WHAT YOU WILL DO - Return each line of the data below verbatim; pictures are to be left out.
━━━━━━━━━━━━━━━━
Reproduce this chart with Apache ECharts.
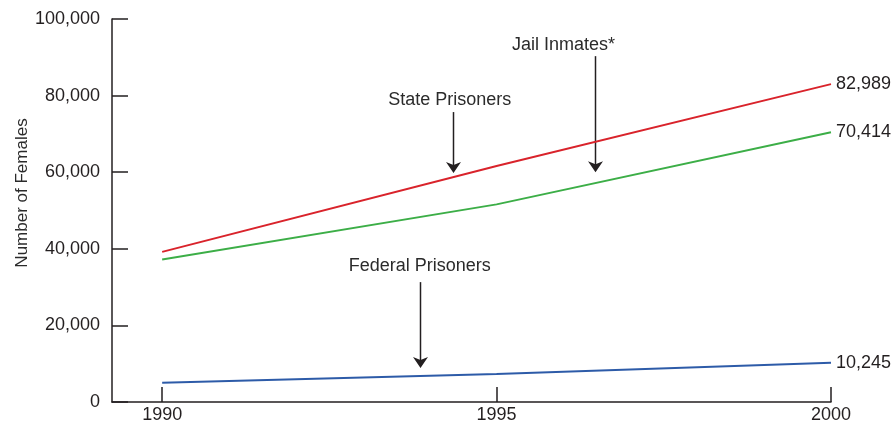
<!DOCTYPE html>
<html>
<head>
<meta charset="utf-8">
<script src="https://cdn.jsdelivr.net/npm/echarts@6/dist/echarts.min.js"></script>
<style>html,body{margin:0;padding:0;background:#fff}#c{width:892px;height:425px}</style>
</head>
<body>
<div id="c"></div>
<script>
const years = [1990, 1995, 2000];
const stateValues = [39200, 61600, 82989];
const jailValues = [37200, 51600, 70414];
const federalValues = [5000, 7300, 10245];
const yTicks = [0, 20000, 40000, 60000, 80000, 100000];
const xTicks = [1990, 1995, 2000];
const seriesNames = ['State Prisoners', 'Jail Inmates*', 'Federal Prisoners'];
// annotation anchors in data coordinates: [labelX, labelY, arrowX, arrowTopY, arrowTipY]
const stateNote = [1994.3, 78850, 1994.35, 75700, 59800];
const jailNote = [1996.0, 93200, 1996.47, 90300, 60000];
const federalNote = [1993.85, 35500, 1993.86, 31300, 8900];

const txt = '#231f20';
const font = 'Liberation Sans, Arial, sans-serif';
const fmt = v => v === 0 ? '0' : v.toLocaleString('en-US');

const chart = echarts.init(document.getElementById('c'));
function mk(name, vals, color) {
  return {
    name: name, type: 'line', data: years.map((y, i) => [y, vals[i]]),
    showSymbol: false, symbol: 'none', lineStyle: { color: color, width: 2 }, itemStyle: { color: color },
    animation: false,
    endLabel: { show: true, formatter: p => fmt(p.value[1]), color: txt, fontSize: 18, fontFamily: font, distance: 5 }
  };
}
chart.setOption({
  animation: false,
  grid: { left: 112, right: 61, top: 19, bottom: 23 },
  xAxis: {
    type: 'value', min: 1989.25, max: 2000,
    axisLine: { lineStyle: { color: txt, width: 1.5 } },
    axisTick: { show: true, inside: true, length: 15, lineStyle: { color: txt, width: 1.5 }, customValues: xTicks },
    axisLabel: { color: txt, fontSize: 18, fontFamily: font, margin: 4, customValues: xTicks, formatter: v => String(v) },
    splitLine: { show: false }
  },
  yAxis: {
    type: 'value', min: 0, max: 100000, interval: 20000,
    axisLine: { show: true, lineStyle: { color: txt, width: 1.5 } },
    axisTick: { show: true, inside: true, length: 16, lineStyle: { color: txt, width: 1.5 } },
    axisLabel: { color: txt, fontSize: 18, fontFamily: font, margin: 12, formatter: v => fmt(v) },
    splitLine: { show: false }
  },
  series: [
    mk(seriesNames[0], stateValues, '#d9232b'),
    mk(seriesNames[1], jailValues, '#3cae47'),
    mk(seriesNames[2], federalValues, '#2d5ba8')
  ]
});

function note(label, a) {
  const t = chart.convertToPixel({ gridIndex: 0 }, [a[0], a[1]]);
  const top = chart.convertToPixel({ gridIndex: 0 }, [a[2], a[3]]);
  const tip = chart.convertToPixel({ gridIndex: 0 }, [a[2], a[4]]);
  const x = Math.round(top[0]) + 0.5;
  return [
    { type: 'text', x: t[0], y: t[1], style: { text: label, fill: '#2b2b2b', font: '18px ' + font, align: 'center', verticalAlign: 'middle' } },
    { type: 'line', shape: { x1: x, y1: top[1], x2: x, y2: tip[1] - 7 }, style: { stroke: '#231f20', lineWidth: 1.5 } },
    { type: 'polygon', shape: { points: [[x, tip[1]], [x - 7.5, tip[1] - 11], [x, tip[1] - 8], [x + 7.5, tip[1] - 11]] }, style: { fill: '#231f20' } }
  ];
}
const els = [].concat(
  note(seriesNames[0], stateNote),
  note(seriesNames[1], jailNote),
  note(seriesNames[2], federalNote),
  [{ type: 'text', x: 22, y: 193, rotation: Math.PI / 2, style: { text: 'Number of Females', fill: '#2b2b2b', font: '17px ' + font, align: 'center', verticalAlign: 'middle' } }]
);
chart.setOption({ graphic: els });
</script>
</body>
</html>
━━━━━━━━━━━━━━━━
EXERCISE OUTPUT -
Reproduce this chart with Apache ECharts.
<!DOCTYPE html>
<html>
<head>
<meta charset="utf-8">
<script src="https://cdn.jsdelivr.net/npm/echarts@6/dist/echarts.min.js"></script>
<style>html,body{margin:0;padding:0;background:#fff}#c{width:892px;height:425px}</style>
</head>
<body>
<div id="c"></div>
<script>
const years = [1990, 1995, 2000];
const stateValues = [39200, 61600, 82989];
const jailValues = [37200, 51600, 70414];
const federalValues = [5000, 7300, 10245];
const yTicks = [0, 20000, 40000, 60000, 80000, 100000];
const xTicks = [1990, 1995, 2000];
const seriesNames = ['State Prisoners', 'Jail Inmates*', 'Federal Prisoners'];
// annotation anchors in data coordinates: [labelX, labelY, arrowX, arrowTopY, arrowTipY]
const stateNote = [1994.3, 78850, 1994.35, 75700, 59800];
const jailNote = [1996.0, 93200, 1996.47, 90300, 60000];
const federalNote = [1993.85, 35500, 1993.86, 31300, 8900];

const txt = '#231f20';
const font = 'Liberation Sans, Arial, sans-serif';
const fmt = v => v === 0 ? '0' : v.toLocaleString('en-US');

const chart = echarts.init(document.getElementById('c'));
function mk(name, vals, color) {
  return {
    name: name, type: 'line', data: years.map((y, i) => [y, vals[i]]),
    showSymbol: false, symbol: 'none', lineStyle: { color: color, width: 2 }, itemStyle: { color: color },
    animation: false,
    endLabel: { show: true, formatter: p => fmt(p.value[1]), color: txt, fontSize: 18, fontFamily: font, distance: 5 }
  };
}
chart.setOption({
  animation: false,
  grid: { left: 112, right: 61, top: 19, bottom: 23 },
  xAxis: {
    type: 'value', min: 1989.25, max: 2000,
    axisLine: { lineStyle: { color: txt, width: 1.5 } },
    axisTick: { show: true, inside: true, length: 15, lineStyle: { color: txt, width: 1.5 }, customValues: xTicks },
    axisLabel: { color: txt, fontSize: 18, fontFamily: font, margin: 4, customValues: xTicks, formatter: v => String(v) },
    splitLine: { show: false }
  },
  yAxis: {
    type: 'value', min: 0, max: 100000, interval: 20000,
    axisLine: { show: true, lineStyle: { color: txt, width: 1.5 } },
    axisTick: { show: true, inside: true, length: 16, lineStyle: { color: txt, width: 1.5 } },
    axisLabel: { color: txt, fontSize: 18, fontFamily: font, margin: 12, formatter: v => fmt(v) },
    splitLine: { show: false }
  },
  series: [
    mk(seriesNames[0], stateValues, '#d9232b'),
    mk(seriesNames[1], jailValues, '#3cae47'),
    mk(seriesNames[2], federalValues, '#2d5ba8')
  ]
});

function note(label, a) {
  const t = chart.convertToPixel({ gridIndex: 0 }, [a[0], a[1]]);
  const top = chart.convertToPixel({ gridIndex: 0 }, [a[2], a[3]]);
  const tip = chart.convertToPixel({ gridIndex: 0 }, [a[2], a[4]]);
  const x = Math.round(top[0]) + 0.5;
  return [
    { type: 'text', x: t[0], y: t[1], style: { text: label, fill: '#2b2b2b', font: '18px ' + font, align: 'center', verticalAlign: 'middle' } },
    { type: 'line', shape: { x1: x, y1: top[1], x2: x, y2: tip[1] - 7 }, style: { stroke: '#231f20', lineWidth: 1.5 } },
    { type: 'polygon', shape: { points: [[x, tip[1]], [x - 7.5, tip[1] - 11], [x, tip[1] - 8], [x + 7.5, tip[1] - 11]] }, style: { fill: '#231f20' } }
  ];
}
const els = [].concat(
  note(seriesNames[0], stateNote),
  note(seriesNames[1], jailNote),
  note(seriesNames[2], federalNote),
  [{ type: 'text', x: 22, y: 193, rotation: Math.PI / 2, style: { text: 'Number of Females', fill: '#2b2b2b', font: '17px ' + font, align: 'center', verticalAlign: 'middle' } }]
);
chart.setOption({ graphic: els });
</script>
</body>
</html>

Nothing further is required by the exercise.